For me, it's not about whether I like the music or not. Billie Eilish is not making music for old men like me. What I find interesting is the connection she has to her own generation. To how they are thinking and feeling. And how incredibly good she and her brother are at creating and articulating their songs. On the one hand there is so little to them, and on the other there seems to always be another surprise to find each time I listen.
The 'industry' is full of highly paid professionals that cannot grasp what these two teens (a little older, now) have grasped, innately. Real musicality. Because these kids are artists, not trained pop performers. And they write real song about real things, not wanna-be pop hits. Keep in mind there were no "boy bands" before the Beatles did it. And all of those that followed were mostly derivative hacks intent only on becoming rich and famous by riding a vacuum that the Beatles created and then left behind long ago. And it's the same today with the endless chain of wanna-be 'Modonnas' prancing around in their bras and panties and mimicking sex with near-naked dancers. These are all corporate generated copycats out to cash in on some sick corporate view of 'teen girl fantasies'. To me, they don't count. It's not art, and it's not even creative. it's just a big money machine exploiting whatever gimmick it can for maximum profit.

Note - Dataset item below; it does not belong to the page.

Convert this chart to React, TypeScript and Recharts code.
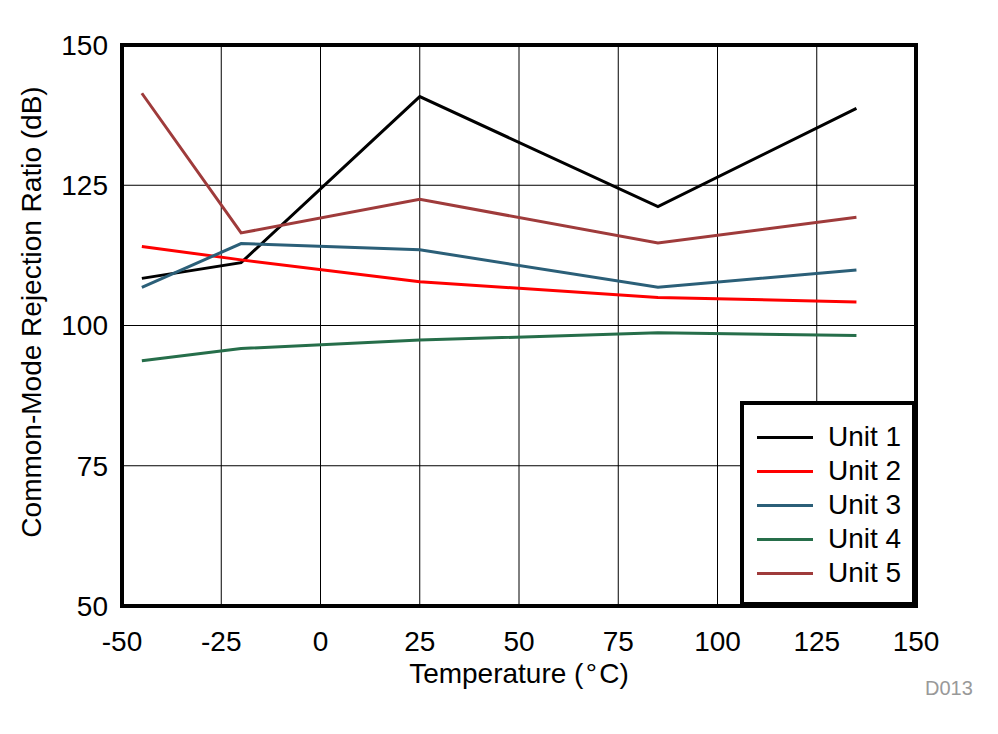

I watch out for the real thing; that comes along rarely, and creates a whole new 'genre' of it's own. When I was a teenager (late 60s early 70s) there was an explosion of that kind of creativity, and I thought it was the norm. But it wasn't. And by the mid to late 70s music had become a wasteland of derivative wanna-bes looking for the big pay-out. So I'm pleased to spot a spark of the real thing in Billie Eilish and her brother Fineas. And happy to pass it on to anyone that might also be interested in something more than nostalgia and corporate generated schlock.